[Stored dataset items]
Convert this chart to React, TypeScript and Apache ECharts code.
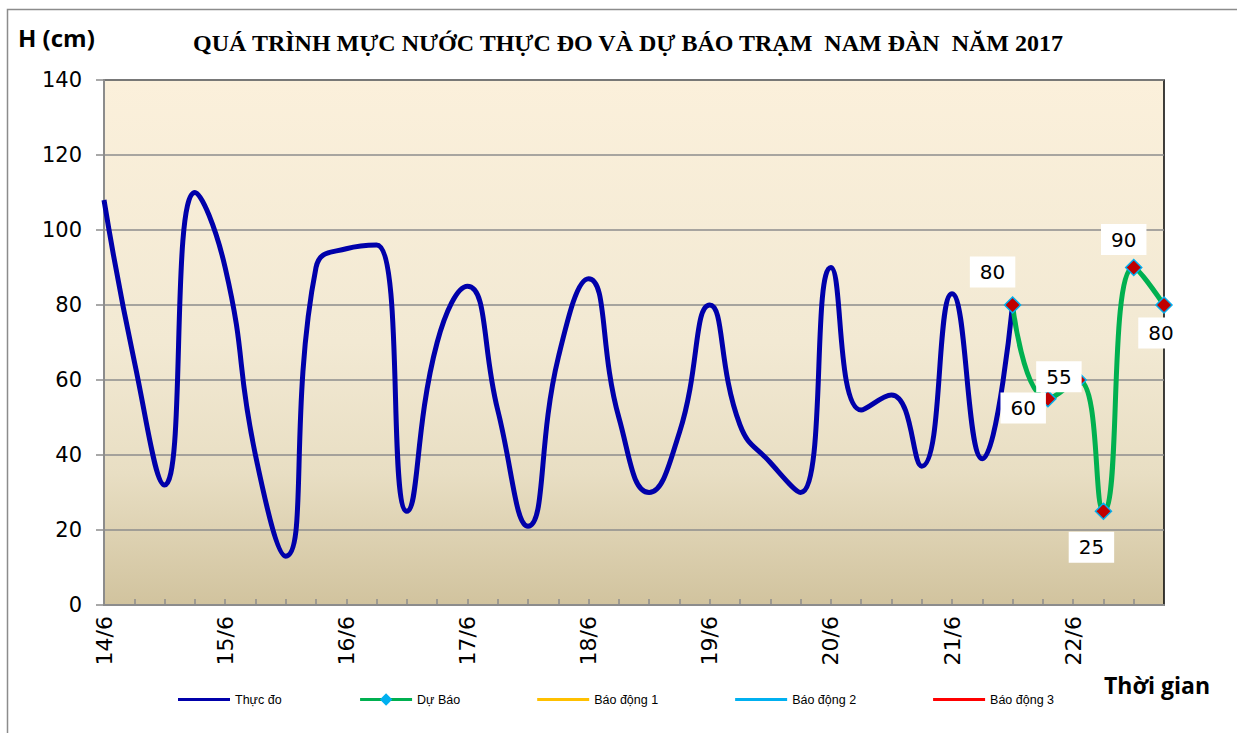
import React, { useEffect, useRef } from "react";
import * as echarts from "echarts";

const dayLabels = ["14/6", "15/6", "16/6", "17/6", "18/6", "19/6", "20/6", "21/6", "22/6"];
// measured water level every 6 hours from 14/6 00h
const measuredValues = [
  108, 65, 32, 110, 90, 40, 13, 90, 95, 96, 25, 70, 85, 52, 21, 66, 87, 50, 30, 46,
  80, 48, 38, 30, 90, 52, 56, 37, 83, 39, 80,
];
// forecast: hours since 14/6 00h and values
const forecastHours = [180, 187, 193, 198, 204, 210];
const forecastValues = [80, 55, 60, 25, 90, 80];
const forecastLabelOffsets: [number, number][] = [
  [-20, -33],
  [11, -22],
  [-55, 28],
  [-12, 36],
  [-10, -28],
  [-3, 28],
];
const yTicks = { min: 0, max: 140, interval: 20 };

const lineIcon =
  "path://M0,0h0.01v0.01h-0.01z M0,4.5h52v3h-52z M0,12h0.01v-0.01h-0.01z";

export default function App() {
  const ref = useRef<HTMLDivElement>(null);
  useEffect(() => {
    if (!ref.current) return;
    const chart = echarts.init(ref.current, null, { renderer: "svg" });
    const measured = measuredValues.map((v, i) => [i * 6, v]);
    const forecast = forecastValues.map((v, i) => [forecastHours[i], v]);
    chart.setOption({
      animation: false,
      backgroundColor: "#ffffff",
      title: {
        text: "QUÁ TRÌNH MỰC NƯỚC THỰC ĐO VÀ DỰ BÁO TRẠM  NAM ĐÀN  NĂM 2017",
        left: 188,
        top: 26,
        textStyle: {
          fontFamily: "Liberation Serif",
          fontWeight: "bold",
          fontSize: 24,
          color: "#000",
        },
      },
      graphic: [
        {
          type: "rect",
          shape: { x: 7.5, y: 9.5, width: 1240, height: 740 },
          style: { fill: "none", stroke: "#8c8c8c", lineWidth: 1.5 },
          silent: true,
        },
        {
          type: "text",
          left: 18,
          top: 25,
          style: {
            text: "H (cm)",
            fontFamily: "Open Sans",
            fontWeight: "bold",
            fontSize: 24,
            fill: "#000",
          },
        },
        {
          type: "text",
          left: 1104,
          top: 673,
          style: {
            text: "Thời gian",
            fontFamily: "Open Sans",
            fontWeight: "bold",
            fontSize: 23,
            fill: "#000",
          },
        },
      ],
      legend: {
        left: 178,
        top: 693,
        itemWidth: 52,
        itemHeight: 12,
        itemGap: 77,
        padding: 0,
        lineStyle: { width: 3 },
        textStyle: {
          fontFamily: "Liberation Sans",
          fontSize: 12.5,
          color: "#000",
        },
        data: [
          { name: "Thực đo", icon: lineIcon, itemStyle: { color: "#0000AA" } },
          { name: "Dự Báo", itemStyle: { color: "#00B0F0", borderColor: "#00B0F0" } },
          { name: "Báo động 1", icon: lineIcon, itemStyle: { color: "#FFC000" } },
          { name: "Báo động 2", icon: lineIcon, itemStyle: { color: "#00B0F0" } },
          { name: "Báo động 3", icon: lineIcon, itemStyle: { color: "#FF0000" } },
        ],
      },
      grid: {
        left: 104,
        top: 80,
        width: 1060,
        height: 525,
        show: true,
        borderColor: "#000",
        borderWidth: 1.5,
        backgroundColor: {
          type: "linear",
          x: 0,
          y: 0,
          x2: 0,
          y2: 1,
          colorStops: [
            { offset: 0, color: "#FBF0DB" },
            { offset: 0.5, color: "#F2E9D3" },
            { offset: 0.75, color: "#E8DEC3" },
            { offset: 1, color: "#D1C39E" },
          ],
        },
      },
      xAxis: {
        type: "value",
        min: 0,
        max: 210,
        interval: 6,
        axisLine: { show: true, lineStyle: { color: "#8c8c8c", width: 2 } },
        axisTick: { show: true, inside: true, length: 6, lineStyle: { color: "#8c8c8c", width: 1.5 } },
        splitLine: { show: false },
        axisLabel: {
          rotate: 90,
          margin: 11,
          fontFamily: "DejaVu Sans",
          fontSize: 22,
          color: "#000",
          showMaxLabel: false,
          formatter: (v: number) => (v % 24 === 0 ? dayLabels[v / 24] ?? "" : ""),
        },
      },
      yAxis: {
        type: "value",
        min: yTicks.min,
        max: yTicks.max,
        interval: yTicks.interval,
        axisLine: { show: true, lineStyle: { color: "#8c8c8c", width: 2 } },
        axisTick: { show: true, inside: false, length: 8, lineStyle: { color: "#8c8c8c", width: 1.5 } },
        splitLine: { show: true, lineStyle: { color: "#8c8c8c", width: 1.5 } },
        axisLabel: {
          margin: 22,
          fontFamily: "DejaVu Sans",
          fontSize: 21,
          color: "#000",
        },
      },
      series: [
        {
          name: "Thực đo",
          type: "line",
          data: measured,
          smooth: 0.5,
          symbol: "none",
          color: "#0000AA",
          lineStyle: { color: "#0000AA", width: 5 },
          z: 3,
        },
        {
          name: "Dự Báo",
          type: "line",
          data: forecast,
          smooth: 0.5,
          symbol: "diamond",
          symbolSize: 16,
          color: "#00B0F0",
          lineStyle: { color: "#00B050", width: 5 },
          itemStyle: { color: "#C00000", borderColor: "#00B0F0", borderWidth: 1.5 },
          label: {
            show: true,
            position: "inside",
            fontFamily: "DejaVu Sans",
            fontSize: 20,
            color: "#000",
            backgroundColor: "#ffffff",
            padding: [6, 10, 5, 10],
          },
          labelLayout: (p: any) => {
            const o = forecastLabelOffsets[p.dataIndex] || [0, 0];
            return { dx: o[0], dy: o[1], hideOverlap: false };
          },
          z: 4,
        },
        { name: "Báo động 1", type: "line", data: [], color: "#FFC000", lineStyle: { color: "#FFC000" } },
        { name: "Báo động 2", type: "line", data: [], color: "#00B0F0", lineStyle: { color: "#00B0F0" } },
        { name: "Báo động 3", type: "line", data: [], color: "#FF0000", lineStyle: { color: "#FF0000" } },
      ],
    });
    return () => chart.dispose();
  }, []);
  return (
    <div
      ref={ref}
      style={{ position: "fixed", left: 0, top: 0, width: 1237, height: 733 }}
    />
  );
}
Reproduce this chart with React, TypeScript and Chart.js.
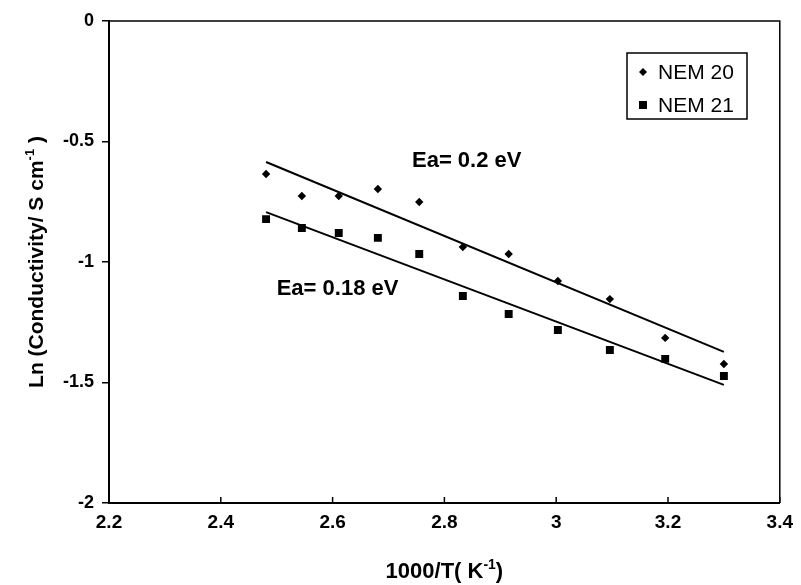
import React, { useEffect, useRef } from "react";
import { Chart, registerables } from "chart.js";

Chart.register(...registerables);

// ---- data ----
const nem20X = [2.481, 2.545, 2.611, 2.681, 2.755, 2.833, 2.915, 3.003, 3.096, 3.195, 3.3];
const nem20Y = [-0.635, -0.726, -0.726, -0.697, -0.751, -0.938, -0.967, -1.079, -1.154, -1.315, -1.423];
const nem21X = [2.481, 2.545, 2.611, 2.681, 2.755, 2.833, 2.915, 3.003, 3.096, 3.195, 3.3];
const nem21Y = [-0.822, -0.859, -0.88, -0.9, -0.967, -1.141, -1.216, -1.282, -1.365, -1.402, -1.473];
const fit20X = [2.481, 3.3];
const fit20Y = [-0.585, -1.373];
const fit21X = [2.481, 3.3];
const fit21Y = [-0.793, -1.51];
const seriesNames = ["NEM 20", "NEM 21"];
const annotations = [
  { text: "Ea= 0.2 eV", x: 2.742, y: -0.581 },
  { text: "Ea= 0.18 eV", x: 2.5, y: -1.112 },
];
const xTitle = [{ t: "1000/T( K" }, { t: "-1", sup: true }, { t: ")" }];
const yTitle = [{ t: "Ln (Conductivity/ S cm" }, { t: "-1", sup: true }, { t: " )" }];

const SANS = "'Liberation Sans', Arial, sans-serif";

type Part = { t: string; sup?: boolean };

const fmt = (v: number) => String(Number(v.toFixed(2)));

function drawRich(ctx: CanvasRenderingContext2D, parts: Part[], cx: number, cy: number, size: number, family: string, weight: string) {
  const main = `${weight} ${size}px ${family}`;
  const sub = `${weight} ${Math.round(size * 0.62)}px ${family}`;
  let total = 0;
  const widths = parts.map((p) => {
    ctx.font = p.sup ? sub : main;
    const w = ctx.measureText(p.t).width;
    total += w;
    return w;
  });
  let x = cx - total / 2;
  ctx.textBaseline = "alphabetic";
  ctx.textAlign = "left";
  const base = cy + size * 0.36;
  parts.forEach((p, i) => {
    ctx.font = p.sup ? sub : main;
    ctx.fillText(p.t, x, p.sup ? base - size * 0.42 : base);
    x += widths[i];
  });
}

const decorPlugin = {
  id: "decor",
  afterDraw(chart: any) {
    const ctx: CanvasRenderingContext2D = chart.ctx;
    const { left, right, top, bottom } = chart.chartArea;
    const xs = chart.scales.x;
    const ys = chart.scales.y;
    ctx.save();
    ctx.strokeStyle = "#000";
    ctx.fillStyle = "#000";
    // frame top/right
    ctx.lineWidth = 1.5;
    ctx.beginPath();
    ctx.moveTo(left, top);
    ctx.lineTo(right, top);
    ctx.lineTo(right, bottom);
    ctx.stroke();
    // inside x ticks
    xs.ticks.forEach((t: any) => {
      const px = xs.getPixelForValue(t.value);
      ctx.beginPath();
      ctx.moveTo(px, bottom);
      ctx.lineTo(px, bottom - 6);
      ctx.stroke();
    });
    // annotations
    annotations.forEach((a) => {
      ctx.font = `bold 22px ${SANS}`;
      ctx.textBaseline = "middle";
      ctx.textAlign = "left";
      ctx.fillText(a.text, xs.getPixelForValue(a.x), ys.getPixelForValue(a.y));
    });
    // axis titles
    drawRich(ctx, xTitle, (left + right) / 2, 570, 22, SANS, "bold");
    ctx.save();
    ctx.translate(35, (top + bottom) / 2);
    ctx.rotate(-Math.PI / 2);
    drawRich(ctx, yTitle, 0, 0, 21, SANS, "bold");
    ctx.restore();
    // legend
    const bx = 627, by = 53, bw = 120, bh = 66;
    ctx.lineWidth = 1.5;
    ctx.strokeRect(bx, by, bw, bh);
    ctx.font = `21px ${SANS}`;
    ctx.textBaseline = "middle";
    ctx.textAlign = "left";
    const rows = [by + 19, by + 52];
    ctx.beginPath();
    const dx = 643, dy = rows[0], r = 4;
    ctx.moveTo(dx, dy - r);
    ctx.lineTo(dx + r, dy);
    ctx.lineTo(dx, dy + r);
    ctx.lineTo(dx - r, dy);
    ctx.closePath();
    ctx.fill();
    ctx.fillRect(643 - 4, rows[1] - 4, 8, 8);
    ctx.fillText(seriesNames[0], 658, rows[0] + 1);
    ctx.fillText(seriesNames[1], 658, rows[1] + 1);
    ctx.restore();
  },
};

export default function App() {
  const ref = useRef<HTMLCanvasElement | null>(null);
  useEffect(() => {
    document.body.style.margin = "0";
    const canvas = ref.current!;
    const toPts = (xs: number[], ys: number[]) => xs.map((x, i) => ({ x, y: ys[i] }));
    const chart = new Chart(canvas, {
      type: "scatter",
      data: {
        datasets: [
          {
            label: seriesNames[0],
            data: toPts(nem20X, nem20Y),
            pointStyle: "rectRot",
            pointRadius: 4.2,
            backgroundColor: "#000",
            borderColor: "#000",
            borderWidth: 0,
          },
          {
            label: seriesNames[1],
            data: toPts(nem21X, nem21Y),
            pointStyle: "rect",
            pointRadius: 5.6,
            backgroundColor: "#000",
            borderColor: "#000",
            borderWidth: 0,
          },
          {
            label: "fit 20",
            data: toPts(fit20X, fit20Y),
            showLine: true,
            pointRadius: 0,
            borderColor: "#000",
            borderWidth: 2,
          },
          {
            label: "fit 21",
            data: toPts(fit21X, fit21Y),
            showLine: true,
            pointRadius: 0,
            borderColor: "#000",
            borderWidth: 2,
          },
        ],
      },
      options: {
        animation: false,
        responsive: false,
        devicePixelRatio: 1,
        layout: { padding: { left: 0, top: 21, right: 19, bottom: 0 } },
        plugins: { legend: { display: false }, tooltip: { enabled: false }, title: { display: false } },
        scales: {
          x: {
            type: "linear",
            min: 2.2,
            max: 3.4,
            ticks: {
              stepSize: 0.2,
              color: "#000",
              padding: 8,
              font: { family: SANS, size: 19, weight: "bold" },
              maxRotation: 0,
              callback: (v: any) => fmt(Number(v)),
            },
            grid: { drawOnChartArea: false, drawTicks: false },
            border: { display: true, color: "#000", width: 2 },
            afterFit: (s: any) => {
              s.height = 82;
            },
          },
          y: {
            type: "linear",
            min: -2,
            max: 0,
            ticks: {
              stepSize: 0.5,
              color: "#000",
              padding: 8,
              font: { family: SANS, size: 18, weight: "bold" },
              callback: (v: any) => fmt(Number(v)),
            },
            grid: { drawOnChartArea: false, drawTicks: true, tickLength: 7, color: "#000", lineWidth: 1.5 },
            border: { display: true, color: "#000", width: 2 },
            afterFit: (s: any) => {
              s.width = 109;
            },
          },
        },
      },
      plugins: [decorPlugin],
    } as any);
    return () => chart.destroy();
  }, []);
  return (
    <div style={{ width: 801, height: 585 }}>
      <canvas ref={ref} width={801} height={585} style={{ display: "block" }} />
    </div>
  );
}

* Task prompt *
Reproduce the entries exactly, from the line with "Reproduce this chart" to the line with "Chart.register(...registerables);", both lines included, keeping no pictures.

* Solution for this problem *
Reproduce this chart with React, TypeScript and Chart.js.
import React, { useEffect, useRef } from "react";
import { Chart, registerables } from "chart.js";

Chart.register(...registerables);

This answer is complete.